----- Data entries -----

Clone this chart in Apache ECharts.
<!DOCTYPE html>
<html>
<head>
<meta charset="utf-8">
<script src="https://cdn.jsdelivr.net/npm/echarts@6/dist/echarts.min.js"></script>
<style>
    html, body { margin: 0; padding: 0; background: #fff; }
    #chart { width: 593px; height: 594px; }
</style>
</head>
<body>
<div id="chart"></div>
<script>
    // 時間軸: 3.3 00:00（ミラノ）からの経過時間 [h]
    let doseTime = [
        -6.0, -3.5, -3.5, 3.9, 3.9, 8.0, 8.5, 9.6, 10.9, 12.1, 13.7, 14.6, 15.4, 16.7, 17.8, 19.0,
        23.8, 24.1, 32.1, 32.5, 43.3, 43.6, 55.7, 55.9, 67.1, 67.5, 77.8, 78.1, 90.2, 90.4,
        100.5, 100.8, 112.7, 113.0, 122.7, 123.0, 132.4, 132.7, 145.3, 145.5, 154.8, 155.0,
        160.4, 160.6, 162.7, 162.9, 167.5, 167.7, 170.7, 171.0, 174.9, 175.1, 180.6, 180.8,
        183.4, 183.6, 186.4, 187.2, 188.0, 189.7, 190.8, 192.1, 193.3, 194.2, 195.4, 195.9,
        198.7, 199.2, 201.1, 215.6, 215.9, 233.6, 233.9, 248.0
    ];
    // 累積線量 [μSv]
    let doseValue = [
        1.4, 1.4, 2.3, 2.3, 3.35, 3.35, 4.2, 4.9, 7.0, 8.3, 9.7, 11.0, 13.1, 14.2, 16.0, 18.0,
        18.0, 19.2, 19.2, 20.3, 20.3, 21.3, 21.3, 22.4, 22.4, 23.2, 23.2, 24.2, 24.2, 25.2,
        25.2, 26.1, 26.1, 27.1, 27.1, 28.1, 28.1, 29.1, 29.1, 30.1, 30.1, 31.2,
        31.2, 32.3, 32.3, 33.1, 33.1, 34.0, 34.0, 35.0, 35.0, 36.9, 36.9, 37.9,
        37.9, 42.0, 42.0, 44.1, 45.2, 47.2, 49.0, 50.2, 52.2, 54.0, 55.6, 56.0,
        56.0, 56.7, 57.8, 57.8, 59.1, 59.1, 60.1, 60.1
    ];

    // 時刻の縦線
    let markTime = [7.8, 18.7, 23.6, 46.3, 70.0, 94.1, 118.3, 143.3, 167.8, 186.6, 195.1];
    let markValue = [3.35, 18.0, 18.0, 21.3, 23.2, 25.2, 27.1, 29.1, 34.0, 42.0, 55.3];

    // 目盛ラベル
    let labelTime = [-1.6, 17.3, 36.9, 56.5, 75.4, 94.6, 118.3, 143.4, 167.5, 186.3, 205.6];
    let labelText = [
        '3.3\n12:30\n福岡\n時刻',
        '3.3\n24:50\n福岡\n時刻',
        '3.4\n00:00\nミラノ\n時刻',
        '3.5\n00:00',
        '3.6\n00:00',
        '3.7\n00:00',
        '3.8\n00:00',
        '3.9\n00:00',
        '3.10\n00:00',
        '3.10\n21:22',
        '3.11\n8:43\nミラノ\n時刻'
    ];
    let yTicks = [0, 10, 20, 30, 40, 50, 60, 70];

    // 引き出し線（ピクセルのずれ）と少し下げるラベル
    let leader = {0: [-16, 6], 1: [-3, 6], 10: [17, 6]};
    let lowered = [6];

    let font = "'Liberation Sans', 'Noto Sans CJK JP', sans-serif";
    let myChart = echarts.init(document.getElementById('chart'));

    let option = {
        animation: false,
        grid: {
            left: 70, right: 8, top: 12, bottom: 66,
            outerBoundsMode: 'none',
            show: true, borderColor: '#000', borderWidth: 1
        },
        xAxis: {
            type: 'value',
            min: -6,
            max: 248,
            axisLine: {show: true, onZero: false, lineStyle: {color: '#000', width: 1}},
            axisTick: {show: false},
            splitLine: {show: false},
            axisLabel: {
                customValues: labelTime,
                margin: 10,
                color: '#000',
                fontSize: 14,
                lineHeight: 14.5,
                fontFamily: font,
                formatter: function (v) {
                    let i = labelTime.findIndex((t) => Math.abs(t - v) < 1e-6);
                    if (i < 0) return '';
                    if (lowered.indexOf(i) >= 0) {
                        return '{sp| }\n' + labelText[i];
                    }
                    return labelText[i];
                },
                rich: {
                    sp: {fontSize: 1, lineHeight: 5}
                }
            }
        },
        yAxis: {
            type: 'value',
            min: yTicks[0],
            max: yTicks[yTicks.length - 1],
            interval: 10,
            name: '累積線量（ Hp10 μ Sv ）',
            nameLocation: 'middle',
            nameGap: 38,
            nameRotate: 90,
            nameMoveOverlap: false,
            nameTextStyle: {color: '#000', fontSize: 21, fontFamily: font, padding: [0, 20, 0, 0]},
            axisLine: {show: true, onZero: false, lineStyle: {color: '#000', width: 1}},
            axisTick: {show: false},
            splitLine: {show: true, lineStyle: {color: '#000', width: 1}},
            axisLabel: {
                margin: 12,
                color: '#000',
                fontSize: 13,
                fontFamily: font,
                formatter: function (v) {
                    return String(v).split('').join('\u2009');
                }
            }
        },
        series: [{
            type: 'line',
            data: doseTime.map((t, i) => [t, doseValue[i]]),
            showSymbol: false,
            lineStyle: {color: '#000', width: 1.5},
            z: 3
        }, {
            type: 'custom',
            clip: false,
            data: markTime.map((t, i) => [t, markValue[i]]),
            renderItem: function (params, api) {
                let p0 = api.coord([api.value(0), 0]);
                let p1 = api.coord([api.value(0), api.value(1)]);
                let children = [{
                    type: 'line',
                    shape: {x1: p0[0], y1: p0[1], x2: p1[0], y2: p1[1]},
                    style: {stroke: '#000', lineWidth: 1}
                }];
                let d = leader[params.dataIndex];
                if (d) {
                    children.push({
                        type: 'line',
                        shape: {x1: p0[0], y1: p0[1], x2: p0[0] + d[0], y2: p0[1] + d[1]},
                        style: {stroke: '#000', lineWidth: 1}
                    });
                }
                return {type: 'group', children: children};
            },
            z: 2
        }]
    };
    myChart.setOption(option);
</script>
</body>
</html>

-----
----- Data entries -----

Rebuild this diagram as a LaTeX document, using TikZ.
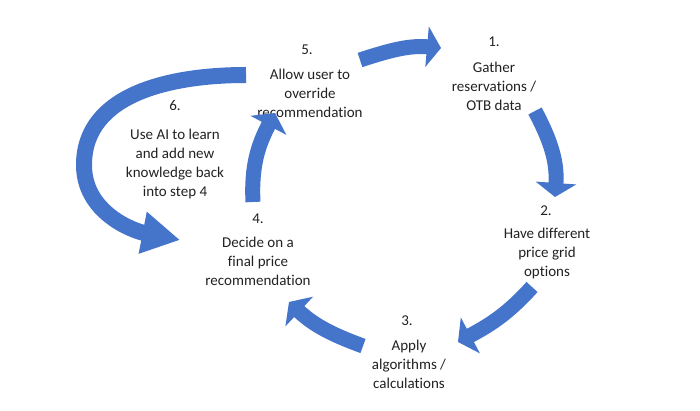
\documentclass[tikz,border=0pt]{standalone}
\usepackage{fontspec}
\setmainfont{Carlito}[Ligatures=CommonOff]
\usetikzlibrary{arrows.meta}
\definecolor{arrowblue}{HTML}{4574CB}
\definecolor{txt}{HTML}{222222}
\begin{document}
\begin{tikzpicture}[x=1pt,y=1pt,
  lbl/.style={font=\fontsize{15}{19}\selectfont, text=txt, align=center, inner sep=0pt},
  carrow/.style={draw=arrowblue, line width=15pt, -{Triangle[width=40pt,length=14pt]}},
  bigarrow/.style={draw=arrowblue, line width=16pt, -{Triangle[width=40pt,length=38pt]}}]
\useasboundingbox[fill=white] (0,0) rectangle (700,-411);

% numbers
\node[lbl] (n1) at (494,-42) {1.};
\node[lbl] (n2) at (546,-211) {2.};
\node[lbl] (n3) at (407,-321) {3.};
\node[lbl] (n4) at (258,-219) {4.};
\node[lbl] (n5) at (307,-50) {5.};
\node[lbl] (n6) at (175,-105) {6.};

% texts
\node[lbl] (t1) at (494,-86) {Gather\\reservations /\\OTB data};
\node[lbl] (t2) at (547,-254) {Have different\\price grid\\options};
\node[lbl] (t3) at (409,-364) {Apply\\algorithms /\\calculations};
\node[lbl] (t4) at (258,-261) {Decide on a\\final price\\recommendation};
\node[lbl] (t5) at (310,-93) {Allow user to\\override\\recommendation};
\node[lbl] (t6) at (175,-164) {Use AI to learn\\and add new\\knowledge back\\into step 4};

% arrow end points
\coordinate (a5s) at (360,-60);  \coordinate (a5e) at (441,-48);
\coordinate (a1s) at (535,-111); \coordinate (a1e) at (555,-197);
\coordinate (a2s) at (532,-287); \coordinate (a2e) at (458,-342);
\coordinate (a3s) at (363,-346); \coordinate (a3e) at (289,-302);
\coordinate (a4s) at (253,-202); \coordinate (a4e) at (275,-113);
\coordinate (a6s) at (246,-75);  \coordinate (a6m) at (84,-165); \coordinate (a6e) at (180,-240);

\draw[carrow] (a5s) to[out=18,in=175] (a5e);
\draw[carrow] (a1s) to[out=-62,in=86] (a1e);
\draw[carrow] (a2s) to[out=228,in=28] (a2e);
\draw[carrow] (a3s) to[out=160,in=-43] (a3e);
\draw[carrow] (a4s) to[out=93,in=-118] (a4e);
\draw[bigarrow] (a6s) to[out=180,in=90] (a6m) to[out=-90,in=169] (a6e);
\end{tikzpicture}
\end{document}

-----

## Problem
Go up to the line with "Rebuild this diagram" and retype exactly from there through the line with "(0,0) rectangle (700,-411);". Leave out pictures.

## Correct output
Rebuild this diagram as a LaTeX document, using TikZ.
\documentclass[tikz,border=0pt]{standalone}
\usepackage{fontspec}
\setmainfont{Carlito}[Ligatures=CommonOff]
\usetikzlibrary{arrows.meta}
\definecolor{arrowblue}{HTML}{4574CB}
\definecolor{txt}{HTML}{222222}
\begin{document}
\begin{tikzpicture}[x=1pt,y=1pt,
  lbl/.style={font=\fontsize{15}{19}\selectfont, text=txt, align=center, inner sep=0pt},
  carrow/.style={draw=arrowblue, line width=15pt, -{Triangle[width=40pt,length=14pt]}},
  bigarrow/.style={draw=arrowblue, line width=16pt, -{Triangle[width=40pt,length=38pt]}}]
\useasboundingbox[fill=white] (0,0) rectangle (700,-411);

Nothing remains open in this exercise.